LONDON -- The FTSE 100 (INDEX: ^FTSE) has been nervously moving up and down a bit today, falling 26 points to 5,750 by early afternoon, with trading volumes low after the long weekend and markets waiting to hear of the next moves from central banks.

But despite the overall inactivity of the index of top U.K. shares, individual constituents of the various FTSE indexes were quite a bit more active. Here are three companies whose figures led to nice price rises.

Yule Catto (ISE: YULC.L) I suggested last week that Yule Catto might be good for a recovery, and after today's interim figures were released, the shares shot up by 10.5% to 157 pence.

Although sales fell 9.2% to 603 million pounds, profits were up across the board. Pre-tax profit came in 6.9% up at 56 million pounds, and that translated to an earnings-per-share increase of 29.5% to 12.3 pence. That gave management the confidence to boost the half-time dividend by 83.3% to 2.2 pence per share.

Talking of the firm's outlook, chief executive Adrian Whitfield said that "the Board's expectations remain unchanged from the June trading update, for full-year underlying profit before tax ahead of 2011 pro forma of 96 million pounds."

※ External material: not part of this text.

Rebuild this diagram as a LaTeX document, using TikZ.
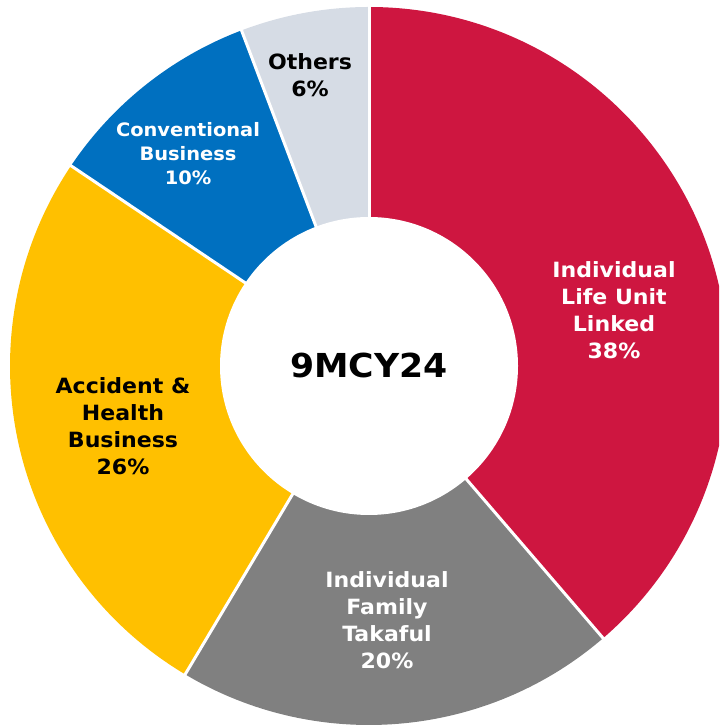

Quadrise (ISE: QFI.L) AIM-listed Quadrise Fuels also had a great day, putting on 16.7% to 10.5 pence after the company announced progress on the commercialization of its MSAR marine fuel oil. The company describes the product as a "low-cost alternative to heavy fuel oil in the shipping, refining, and power generation markets" and told us today that it has an agreement with AB Orlen Lietuva to manufacture its latest formulation as part of an assessment process.

The results should be in by the end of the year, and this could be worth keeping an eye on for those interested in new start-ups -- but it's not sufficiently advanced for anyone to be making financial forecasts yet.

Sirius (ISE: SXX.L)
Sirius Minerals
saw its shares gain 3.9% to 16.1 pence on the announcement of pleasing progress in a crop trial of one of its products. Early results from a study done at Texas A&M University suggest that crops treated with the firm's Sulphate of Potash have produced higher yields than ones given the more usual Muriate of Potash, and that there are significant quality benefits. The multiyear study is set to continue.

That's two "blue sky" companies that don't yet have any profits in the news today, and they're the kind of investments that would scare many people.